伝統工芸の中心である京都で桃山・江戸時代から作られ、丁寧かつ上品な模様や洗練された器を制作

京都で営まれている窯で焼かれた陶磁器を「京焼」と称します。

その中でも「清水焼」という名前は、全国に浸透していますが、こちらも京焼の一つとしてあげられる有名な焼き物です。また、粟田口焼、音羽焼、黒谷焼、御室焼、八坂焼、桃山焼といったものも、京焼の流れをくみ、京都やその周辺で発展した焼き物です。

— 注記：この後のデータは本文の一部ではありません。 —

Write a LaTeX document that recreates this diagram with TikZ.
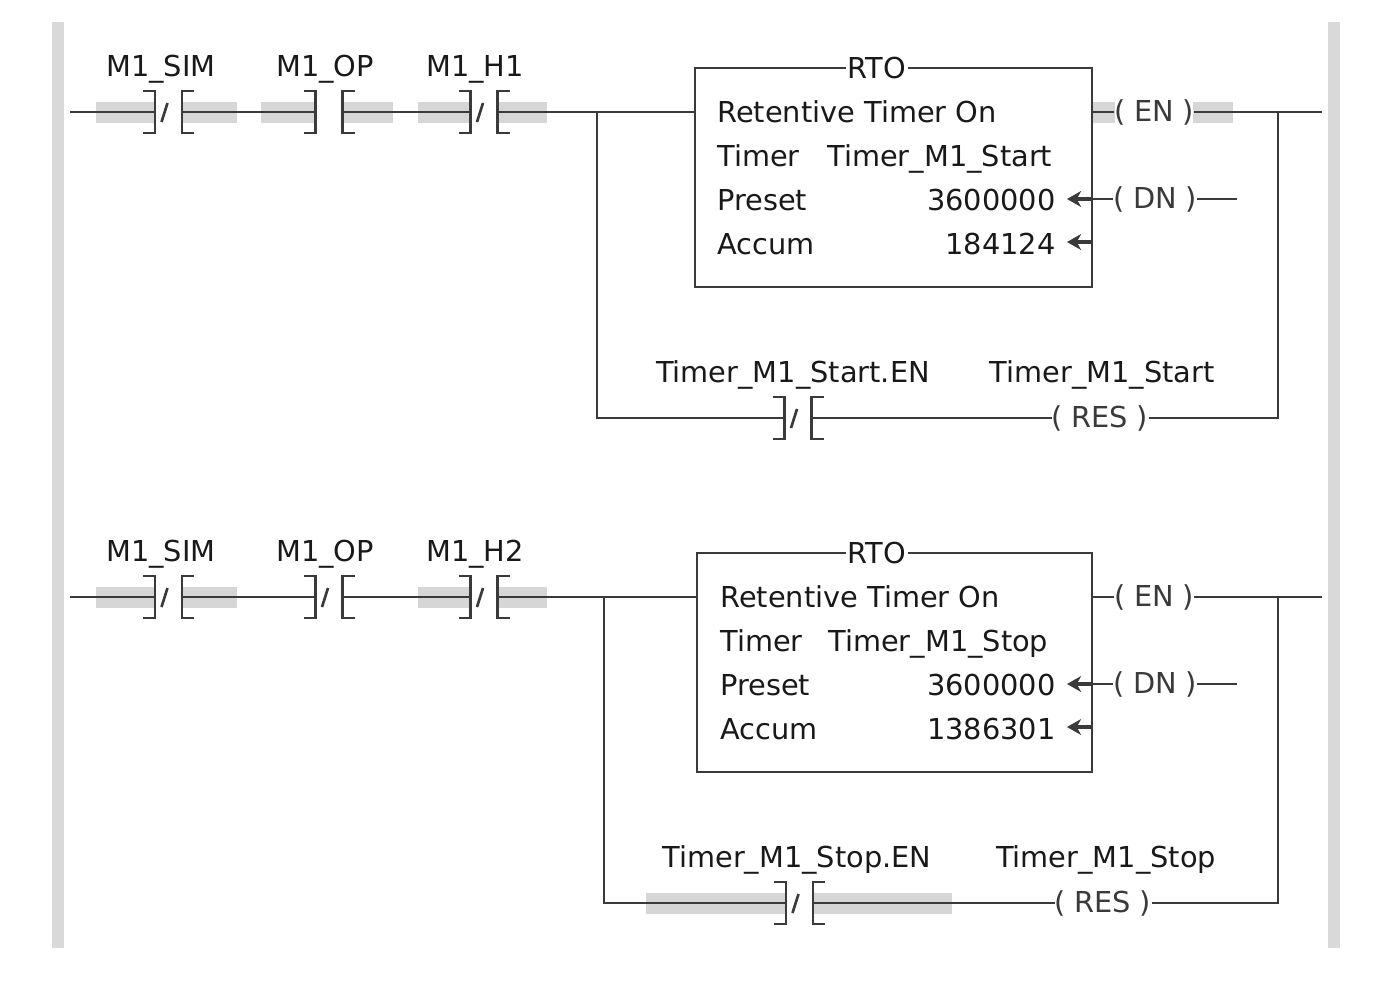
\documentclass[tikz,border=0pt]{standalone}
\usepackage{fontspec}
\setmainfont{DejaVu Sans}
\usepackage{tikz}
\usetikzlibrary{arrows.meta}

\definecolor{wirecol}{HTML}{3A3A3A}
\definecolor{hlcol}{HTML}{D6D6D6}
\definecolor{railcol}{HTML}{D9D9D9}
\newcommand\ladderfont{\fontsize{16.4}{19}\selectfont}

\tikzset{
  wire/.style={draw=wirecol, line width=1.2pt},
  hilite/.style={fill=hlcol, draw=none},
  rail/.style={fill=railcol, draw=none},
  tag/.style={font=\ladderfont, text=black!90, inner sep=0pt},
  coil/.style={tag, text=wirecol},
  rtobox/.style={wire, fill=none, inner sep=0pt},
  backarrow/.style={draw=wirecol, line width=2.2pt, -{Stealth[length=8pt, width=9pt, inset=2.5pt]}},
  nocontact/.pic={
    \coordinate (-in) at (-13.5,0);
    \coordinate (-out) at (13.5,0);
    \draw[wire] (-25.5,-21) -- (-13.5,-21) -- (-13.5,21) -- (-25.5,21);
    \draw[wire] (25.5,-21) -- (13.5,-21) -- (13.5,21) -- (25.5,21);
  },
  nccontact/.pic={
    \coordinate (-in) at (-13.5,0);
    \coordinate (-out) at (13.5,0);
    \draw[wire] (-25.5,-21) -- (-13.5,-21) -- (-13.5,21) -- (-25.5,21);
    \draw[wire] (25.5,-21) -- (13.5,-21) -- (13.5,21) -- (25.5,21);
    \draw[wire, line width=1.5pt] (-7,10) -- (-1,-9);
  },
}

\begin{document}
\begin{tikzpicture}[x=0.02cm, y=-0.02cm]
\useasboundingbox[fill=white] (0,0) rectangle (1378,988);
\fill[rail] (52,22) rectangle (64,948); % left rail
\fill[rail] (1328,22) rectangle (1340,948); % right rail

% rung 1
\fill[hilite] (96,101.5) rectangle (155,122.5); % M1_SIM
\fill[hilite] (182,101.5) rectangle (237,122.5);
\fill[hilite] (261,101.5) rectangle (315.5,122.5); % M1_OP
\fill[hilite] (342.5,101.5) rectangle (393,122.5);
\fill[hilite] (418,101.5) rectangle (470.5,122.5); % M1_H1
\fill[hilite] (497.5,101.5) rectangle (547,122.5);
\fill[hilite] (1093,101.5) rectangle (1115,122.5); % EN
\fill[hilite] (1193,101.5) rectangle (1233,122.5);
\coordinate (railL1) at (70,112);
\coordinate (railR1) at (1322,112);
\coordinate (brL1) at (597,112);
\coordinate (brL1b) at (597,418);
\coordinate (brR1) at (1278,112);
\coordinate (brR1b) at (1278,418);
\pic (sim1) at (168.5,112) {nccontact};
\pic (op1) at (329,112) {nocontact};
\pic (hone) at (484,112) {nccontact};
\node[tag, anchor=base] (sim1lbl) at (161,76) {M1\_SIM};
\node[tag, anchor=base] (op1lbl) at (325,76) {M1\_OP};
\node[tag, anchor=base] (honelbl) at (475,76) {M1\_H1};
\node[rtobox, minimum width=7.94cm, minimum height=4.38cm] (rto1) at (893.5,177.5) {};
\node[tag, fill=white, inner xsep=1pt] (rto1t) at (877,68) {RTO};
\node[tag, anchor=base west] (rto1a) at (717,122) {Retentive Timer On};
\node[tag, anchor=base west] (rto1b) at (717,166) {Timer};
\node[tag, anchor=base west] (rto1bv) at (827,166) {Timer\_M1\_Start};
\node[tag, anchor=base west] (rto1c) at (717,210) {Preset};
\node[tag, anchor=base east] (rto1cv) at (1056,210) {3600000};
\node[tag, anchor=base west] (rto1d) at (717,254) {Accum};
\node[tag, anchor=base east] (rto1dv) at (1056,254) {184124};
\node[coil] (en1) at (1154,112) {(\hspace{.3em}EN\hspace{.3em})};
\node[coil] (dn1) at (1155,199) {(\hspace{.3em}DN\hspace{.3em})};
\coordinate (dn1end) at (1237,199);
\draw[wire] (railL1) -- (sim1-in); % M1_SIM
\draw[wire] (sim1-out) -- (op1-in);
\draw[wire] (op1-out) -- (hone-in);
\draw[wire] (hone-out) -- (rto1.west |- brL1);
\draw[wire] (rto1.east |- en1) -- (en1.west);
\draw[wire] (en1.east) -- (railR1);
\draw[wire] (rto1.east |- dn1) -- (dn1.west);
\draw[wire] (dn1.east) -- (dn1end);
\draw[backarrow] (rto1.east |- dn1) -- (1067,199); % preset arrow
\draw[backarrow] (1092,242) -- (1067,242); % accum arrow
\pic (ens1) at (798,418) {nccontact};
\node[tag, anchor=base] (ens1lbl) at (793,382) {Timer\_M1\_Start.EN};
\node[coil] (res1) at (1100,418) {(\hspace{.3em}RES\hspace{.3em})};
\node[tag, anchor=base] (res1lbl) at (1102,382) {Timer\_M1\_Start};
\draw[wire] (brL1) -- (brL1b) -- (ens1-in);
\draw[wire] (ens1-out) -- (res1.west);
\draw[wire] (res1.east) -- (brR1b) -- (brR1);

% rung 2
\fill[hilite] (96,586.5) rectangle (155,607.5); % M1_SIM
\fill[hilite] (182,586.5) rectangle (237,607.5);
\fill[hilite] (418,586.5) rectangle (470.5,607.5); % M1_H2
\fill[hilite] (497.5,586.5) rectangle (547,607.5);
\fill[hilite] (646,892.5) rectangle (786,913.5); % Stop.EN
\fill[hilite] (813,892.5) rectangle (952,913.5);
\coordinate (railL2) at (70,597);
\coordinate (railR2) at (1322,597);
\coordinate (brL2) at (604,597);
\coordinate (brL2b) at (604,903);
\coordinate (brR2) at (1278,597);
\coordinate (brR2b) at (1278,903);
\pic (sim2) at (168.5,597) {nccontact};
\pic (op2) at (329,597) {nccontact};
\pic (htwo) at (484,597) {nccontact};
\node[tag, anchor=base] (sim2lbl) at (161,561) {M1\_SIM};
\node[tag, anchor=base] (op2lbl) at (325,561) {M1\_OP};
\node[tag, anchor=base] (htwolbl) at (475,561) {M1\_H2};
\node[rtobox, minimum width=7.90cm, minimum height=4.38cm] (rto2) at (894.5,662.5) {};
\node[tag, fill=white, inner xsep=1pt] (rto2t) at (877,553) {RTO};
\node[tag, anchor=base west] (rto2a) at (720,607) {Retentive Timer On};
\node[tag, anchor=base west] (rto2b) at (720,651) {Timer};
\node[tag, anchor=base west] (rto2bv) at (828,651) {Timer\_M1\_Stop};
\node[tag, anchor=base west] (rto2c) at (720,695) {Preset};
\node[tag, anchor=base east] (rto2cv) at (1056,695) {3600000};
\node[tag, anchor=base west] (rto2d) at (720,739) {Accum};
\node[tag, anchor=base east] (rto2dv) at (1056,739) {1386301};
\node[coil] (en2) at (1154,597) {(\hspace{.3em}EN\hspace{.3em})};
\node[coil] (dn2) at (1155,684) {(\hspace{.3em}DN\hspace{.3em})};
\coordinate (dn2end) at (1237,684);
\draw[wire] (railL2) -- (sim2-in); % M1_SIM
\draw[wire] (sim2-out) -- (op2-in);
\draw[wire] (op2-out) -- (htwo-in);
\draw[wire] (htwo-out) -- (rto2.west |- brL2);
\draw[wire] (rto2.east |- en2) -- (en2.west);
\draw[wire] (en2.east) -- (railR2);
\draw[wire] (rto2.east |- dn2) -- (dn2.west);
\draw[wire] (dn2.east) -- (dn2end);
\draw[backarrow] (rto2.east |- dn2) -- (1067,684); % preset arrow
\draw[backarrow] (1092,727) -- (1067,727); % accum arrow
\pic (ens2) at (799.5,903) {nccontact};
\node[tag, anchor=base] (ens2lbl) at (797,867) {Timer\_M1\_Stop.EN};
\node[coil] (res2) at (1103,903) {(\hspace{.3em}RES\hspace{.3em})};
\node[tag, anchor=base] (res2lbl) at (1106,867) {Timer\_M1\_Stop};
\draw[wire] (brL2) -- (brL2b) -- (ens2-in);
\draw[wire] (ens2-out) -- (res2.west);
\draw[wire] (res2.east) -- (brR2b) -- (brR2);
\end{tikzpicture}
\end{document}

京焼の歴史は、今から千二百有余年前に遡ります。奈良時代に、僧行基が清閑寺(京都府東山区)に窯を築いて土器を製造し、その遺跡が茶碗坂といわれています。また、室町時代以前に、中国や朝鮮から渡ってきた陶工が日本で独自の技術を発展させ、その技術が日本の陶工へ伝えられました。さらに、全国から陶工たちがそれらの技術を携え、文化の中心である京都に集まってきたといわれています。そのため、京焼は、幅広く、瀬戸、美濃、信楽、古九谷、古伊万里といった地域の流れを感じさせる焼き物と考えられます。つまり、京焼は、様々な陶芸のエッセンスが混じり合った奥深い焼き物で、誇り高い伝統工芸品の一つです。

京焼・清水焼の歴史に欠かせない人物の一人が、野々村仁清です。丹波の陶工でしたが、入洛後、茶器を作り、錦手の秘法を会得します。それは華麗で優雅な色絵陶器であり、京焼・清水焼のひとつの頂点ともいえるものでした。また、仁清から直接手ほどきを受けた尾形乾山は、装飾性に富んだ絵模様で、独自の意匠性を加えました。

江戸後半期に入ると、池大雅、浦上玉堂など、中国の文人画の流れをくむ南画家が数多く登場したことが影響し、京焼・清水焼は色絵陶器と奥田頴川によって開発された磁器に中国風土を加味した二つの世界が生まれます。その後、青木木米や仁阿弥道八、永楽保全などの名工が続き、伝統的な京焼・清水焼の全盛をもたらし、そのまま今日の独特な作風に受け継がれています。成形については手工法、ロクロ法、石膏型による型押し法、流し込み法など、製品によってそれぞれの技法があります。 焼成は、従来、京式登り窯を使用しましたが、近年では、電気窯やガス窯に移行しています。現在、東山地区のみならず山科や宇治市の炭山地区にもその技術が広がり、新しい京焼・清水焼を創造します。